While the American car industry (GM, Ford, Chrysler) has made a plethora of excuses and produced no significant increase in the fuel efficiency of the “internal combustion engine” in the past 40 years and while resisting all legislative efforts to mandate it, this small Texas company is about to obsolete the ICE altogether. It’s first major use will be to power ZENN (Zero Emissions Noise) cars, which will be designed to go 500 miles on a charge, and recharge within 5 minutes.
EEStor’s technology obviously isn’t limited to automotive usages. It’s also already being targeted to power tools, industrial machines, and, of course, laptops and consumer electronics. Within a couple of years we may have laptops which go weeks (or months) before needing recharging, which would exponentially raise the status of developing countries, and such projects as the OLPC.
But good, even breakthrough technology, doesn’t always make it on its merits, as powerful entrenched business interests often can use their political clout to limit, or even destroy, potentially disruptive technology. One need only study the case of Henry Moray and his development of a Radiant Energy Device in the early 20th century as a sober example of how Big Oil (et al) will seek to destroy the development of technology it can’t control. This is where the recent Supreme Court ruling on the EPA’s authority to regulate greenhouse gases enters into the equation.
On Monday, April 2, 2007, the Supreme Court released its ruling in Commonwealth of Massachusetts et al. v. Environmental Protection Agency et al. As reported by the Washington Post, and others, the EPA ruling rebuked the Bush Administration’s contention that the EPA couldn’t regulate greenhouse gas emissions. What this hopefully will translate into is Congress passing more stringent legislation to reign in the production of greenhouse gases, particularly vehicle and power plant emissions. More specifically, EEStor’s technology can create the political leverage to force the EPA to set significantly higher vehicle fuel efficiency standards (before all vehicles eventually go full electric), and eventually eliminate the use of coal powered generating plants.

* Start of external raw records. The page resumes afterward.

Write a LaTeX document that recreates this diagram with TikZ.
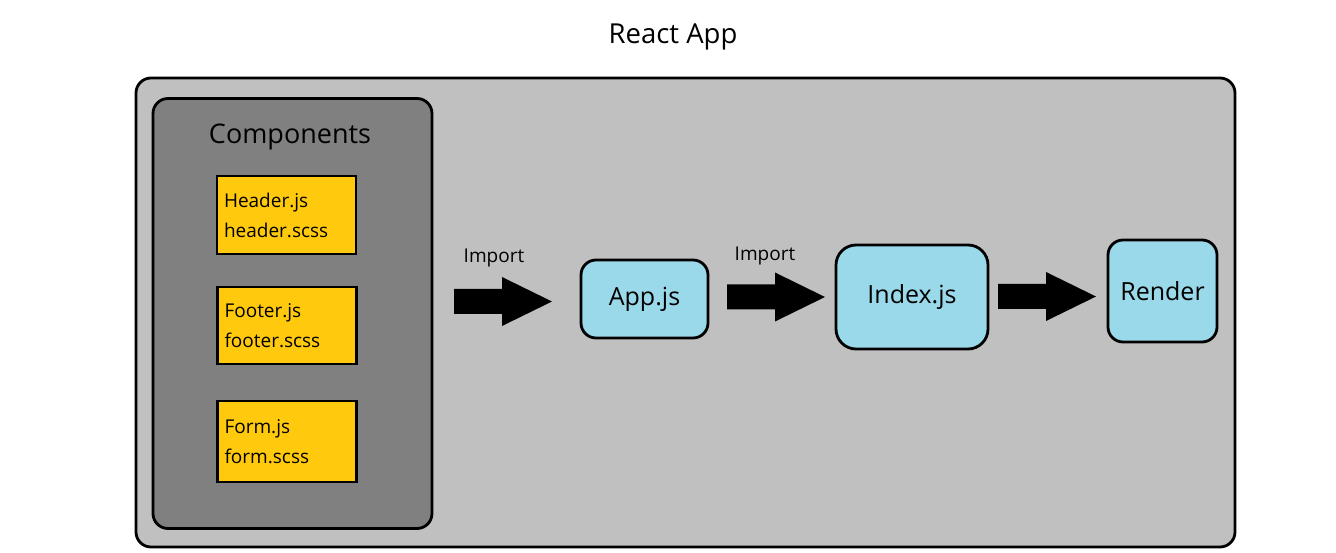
\documentclass[tikz,border=0pt]{standalone}
\usepackage{fontspec}
\setmainfont{Open Sans}
\definecolor{appgrey}{HTML}{C0C0C0}
\definecolor{compgrey}{HTML}{808080}
\definecolor{fileyellow}{HTML}{FFC90E}
\definecolor{stepblue}{HTML}{99D9EA}
\tikzset{
    % every box has the same heavy black outline
    panel/.style={draw=black,line width=2.8pt,rounded corners=15pt},
    filebox/.style={draw=black,line width=2.8pt,fill=fileyellow,
                    minimum width=139pt,text width=125pt,align=left,
                    font=\fontsize{19}{30}\selectfont,inner sep=0pt},
    stepbox/.style={panel,fill=stepblue,font=\fontsize{25}{28}\selectfont},
    importlabel/.style={font=\fontsize{19}{22}\selectfont},
    % block arrow, drawn around its centre
    bigarrow/.pic={
        \fill[black] (-49,-12.5) -- (-1,-12.5) -- (-1,-24.5) -- (49,0)
                     -- (-1,24.5) -- (-1,12.5) -- (-49,12.5) -- cycle;
    }
}

\begin{document}
\begin{tikzpicture}[x=1pt,y=-1pt]

  \useasboundingbox (0,0) rectangle (1336,553);

  \node (title) at (673,37) {\fontsize{27.5}{30}\selectfont React App};

  \node[panel,fill=appgrey,minimum width=1099pt,minimum height=469pt]
        (app) at (685.5,312.5) {};
  \node[panel,fill=compgrey,minimum width=279pt,minimum height=430pt]
        (comp) at (292.5,313.5) {};
  \node (comptitle) at (290,137) {\fontsize{27}{30}\selectfont Components};

  \node[filebox,minimum height=78pt] (header) at (286.5,215) {Header.js\\header.scss};
  \node[filebox,minimum height=77pt] (footer) at (287,325.5) {Footer.js\\footer.scss};
  \node[filebox,minimum height=81pt] (form)   at (287,441.5) {Form.js\\form.scss};

  \pic at (503,301.5) {bigarrow};
  \node[importlabel] (imp1) at (494,258) {Import};

  \node[stepbox,minimum width=127pt,minimum height=78pt] (appjs) at (644.5,299) {App.js};

  \pic at (776,297) {bigarrow};
  \node[importlabel] (imp2) at (765,256) {Import};

  \node[stepbox,rounded corners=20pt,minimum width=152pt,minimum height=104pt]
        (index) at (912,297) {Index.js};

  \pic at (1047,296.5) {bigarrow};

  \node[stepbox,minimum width=109pt,minimum height=102pt] (render) at (1162.5,291) {Render};

\end{tikzpicture}
\end{document}
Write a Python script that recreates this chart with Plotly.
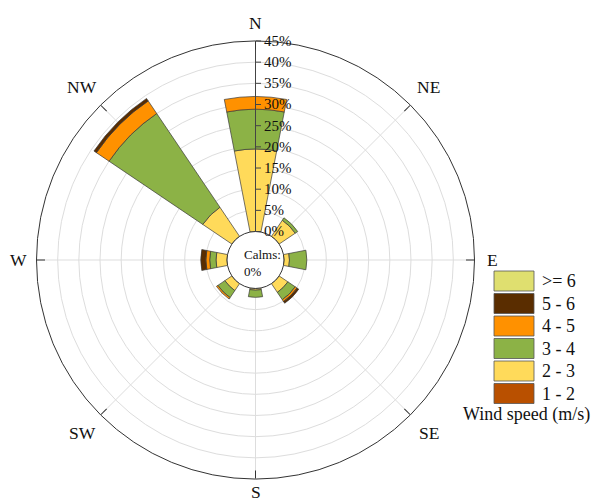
import math
import plotly.graph_objects as go

# Wind directions (compass degrees, clockwise from north)
directions = ["N", "NE", "E", "SE", "S", "SW", "W", "NW"]
dir_angles = [0, 45, 90, 135, 180, 225, 270, 315]

# Wind speed classes (m/s), from the lowest class to the highest
speed_bins = ["1 - 2", "2 - 3", "3 - 4", "4 - 5", "5 - 6", ">= 6"]
bin_colors = ["#B95000", "#FFDA5A", "#8CB246", "#FF9100", "#5A2D00", "#DFDF6F"]

# Frequency (%) of each speed class per direction
freq_1_2 = [0.0, 0.0, 0.0, 0.0, 0.0, 0.0, 0.0, 0.0]
freq_2_3 = [19.5, 4.6, 1.3, 2.5, 0.4, 2.0, 2.6, 8.3]
freq_3_4 = [9.4, 0.7, 4.1, 2.1, 1.7, 2.0, 1.5, 26.7]
freq_4_5 = [3.0, 0.0, 0.0, 0.5, 0.0, 0.4, 0.9, 3.6]
freq_5_6 = [0.0, 0.0, 0.0, 0.5, 0.0, 0.0, 1.2, 0.7]
freq_ge6 = [0.0, 0.0, 0.0, 0.0, 0.0, 0.0, 0.0, 0.0]
freqs = [freq_1_2, freq_2_3, freq_3_4, freq_4_5, freq_5_6, freq_ge6]

calms_pct = 0
radial_ticks = [0, 5, 10, 15, 20, 25, 30, 35, 40, 45]
radial_ticktext = [f"{t}%" for t in radial_ticks]

W, H = 594, 502
SERIF = "Liberation Serif"

# polar area (pixels): centre and outer radius
cx, cy, R = 255.5, 260.0, 219.0
dom_x = [(cx - R) / W, (cx + R) / W]
dom_y = [(H - cy - R) / H, (H - cy + R) / H]

fig = go.Figure()
for name, col, vals in zip(speed_bins, bin_colors, freqs):
    fig.add_trace(go.Barpolar(
        r=vals,
        theta=dir_angles,
        width=[22] * len(dir_angles),
        name=name,
        marker=dict(color=col, line=dict(color="#3a3a3a", width=0.7)),
        showlegend=False,
    ))

fig.update_layout(
    width=W, height=H, autosize=False,
    margin=dict(l=0, r=0, t=0, b=0),
    paper_bgcolor="white",
    font=dict(family=SERIF, color="#111"),
    polar=dict(
        domain=dict(x=dom_x, y=dom_y),
        hole=0.13,
        bgcolor="white",
        barmode="stack",
        radialaxis=dict(
            range=[0, 45],
            tickvals=radial_ticks,
            ticktext=radial_ticktext,
            angle=90,
            side="clockwise",
            showline=True, linecolor="#444", linewidth=1,
            ticks="outside", ticklen=5, tickcolor="#444",
            gridcolor="#dddddd", gridwidth=1,
            tickfont=dict(family=SERIF, size=15, color="#111"),
            tickangle=90,
        ),
        angularaxis=dict(
            rotation=90, direction="clockwise",
            tickmode="array",
            tickvals=dir_angles, ticktext=directions,
            showticklabels=False,
            showline=True, linecolor="#333", linewidth=1,
            ticks="inside", ticklen=8, tickcolor="#333",
            gridcolor="#dddddd", gridwidth=1,
        ),
    ),
)

# Compass labels just outside the outer ring
for name, ang in zip(directions, dir_angles):
    dist = R + (26 if ang % 90 else 18)
    px = cx + dist * math.sin(math.radians(ang))
    py = cy - dist * math.cos(math.radians(ang))
    py = min(py, H - 10)
    fig.add_annotation(
        x=px / W, y=(H - py) / H, xref="paper", yref="paper",
        text=name, showarrow=False, xanchor="center", yanchor="middle",
        font=dict(family=SERIF, size=17.5, color="#111"),
    )

# Calms note in the centre hole
fig.add_annotation(
    x=(cx - 14) / W, y=(H - cy - 3) / H, xref="paper", yref="paper",
    text=f"Calms:<br>{calms_pct}%", showarrow=False,
    xanchor="left", yanchor="middle", align="left",
    font=dict(family=SERIF, size=13, color="#111"),
)

# Legend: colour boxes, highest speed class on top
box_x0, box_x1 = 494, 534
row_top, row_pitch, box_h = 271, 22.5, 20
for i, (name, col) in enumerate(zip(speed_bins[::-1], bin_colors[::-1])):
    top = row_top + i * row_pitch
    fig.add_shape(
        type="rect", xref="paper", yref="paper",
        x0=box_x0 / W, x1=box_x1 / W,
        y0=(H - top - box_h) / H, y1=(H - top) / H,
        fillcolor=col, line=dict(color="#555", width=0.8),
    )
    fig.add_annotation(
        x=(box_x1 + 6) / W, y=(H - top - box_h / 2) / H,
        xref="paper", yref="paper", text=name, showarrow=False,
        xanchor="left", yanchor="middle",
        font=dict(family=SERIF, size=18, color="#111"),
    )
fig.add_annotation(
    x=461 / W, y=(H - 415) / H, xref="paper", yref="paper",
    text="Wind speed (m/s)", showarrow=False,
    xanchor="left", yanchor="middle",
    font=dict(family=SERIF, size=18, color="#111"),
)

fig.write_html("out.html")
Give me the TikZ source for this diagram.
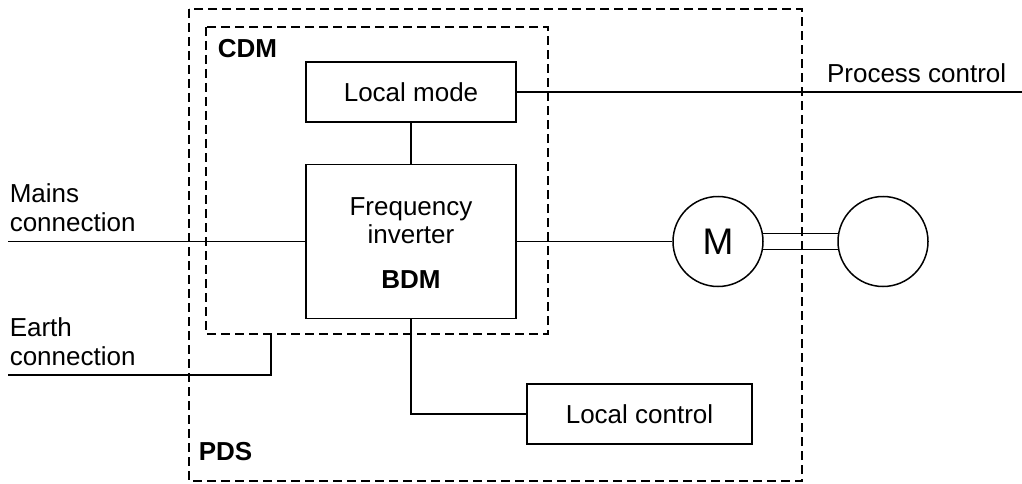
\documentclass[tikz,border=0pt]{standalone}
\usepackage{fontspec}
\setmainfont{Liberation Sans}
\begin{document}
\begin{tikzpicture}[x=1pt,y=-1pt,
  font=\fontsize{26}{29}\selectfont,
  line width=1.5pt,
  unit/.style={draw, rectangle, inner sep=0pt},
  dashbox/.style={draw, dash pattern=on 9pt off 5pt, line width=1.3pt},
  txt/.style={inner sep=0pt, anchor=base}]
\useasboundingbox (0,0) rectangle (1022,484);

% drive system boundaries
\draw[dashbox] (189,9) rectangle (802,481);
\draw[dashbox] (206,27) rectangle (548,334);
\node[txt, anchor=base west, font=\fontsize{26}{29}\selectfont\bfseries] (cdm) at (217,58) {CDM};
\node[txt, anchor=base west, font=\fontsize{26}{29}\selectfont\bfseries] (pds) at (198,460) {PDS};

\node[unit, minimum width=210pt, minimum height=60pt] (mode) at (411,92) {Local mode};
\node[unit, minimum width=210pt, minimum height=154pt] (inv) at (411,241.5) {};
\node[txt] (freq) at (411,215) {Frequency};
\node[txt] (invname) at (411,243) {inverter};
\node[txt, font=\fontsize{26}{29}\selectfont\bfseries] (bdm) at (411,288) {BDM};
\node[unit, minimum width=225pt, minimum height=60pt] (ctrl) at (639.5,414) {Local control};

\node[draw, circle, minimum size=90pt, inner sep=0pt, font=\fontsize{37}{40}\selectfont] (motor) at (718,241.5) {M};
\node[draw, circle, minimum size=90pt, inner sep=0pt] (load) at (883,241.5) {};

\coordinate (mainsend) at (8,241.5);
\coordinate (earthend) at (8,375);
\coordinate (cdmbot) at (271,334);
\coordinate (procend) at (1022,92);

\node[txt, anchor=base west] (mains) at (9,202) {Mains};
\node[txt, anchor=base west] (mainsconn) at (9,231) {connection};
\node[txt, anchor=base west] (earth) at (9,336) {Earth};
\node[txt, anchor=base west] (earthconn) at (9,365) {connection};
\node[txt, anchor=base east] (proc) at (1007,83) {Process control};

\draw (mode.east) -- (procend);
\draw (mode) -- (inv);
\draw (mainsend) -- (inv.west);
\draw (earthend) -| (cdmbot);
\draw (inv.east) -- (motor.west);
\draw (inv.south) |- (ctrl.west);
\draw (motor.10) -- (load.170);
\draw (motor.-10) -- (load.-170);
\end{tikzpicture}
\end{document}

The widespread availability of cheap, clean, renewable electrical power will also boost the importance and use of FOSS. Reduce the power (and its cost) necessary to run computers, and you will see an increase in their use in places where they are now prohibitive and/or unsustainable. This is particularly true in economically marginalized communities, and in developing countries. And where people who never had computers finally can get them, and use them for long periods of time, they too will eventually become developers, and not just users, of FOSS.
Next year, 2008, will be a critical year to make this all happen. It is, of course, a presidential election year in the US, and whoever is the new president will almost certainly be more cognizant of the need to make major real changes in the energy policy of the country. Even if political activity stalls, EEStor’s technology will ultimately force market considerations to respond without political mandates.
Ultimately, a fundamental electrical device, given a 21st Century makeover, may finally deliver, decades ahead of other more exotic technologies, true ubiquitous power to the people.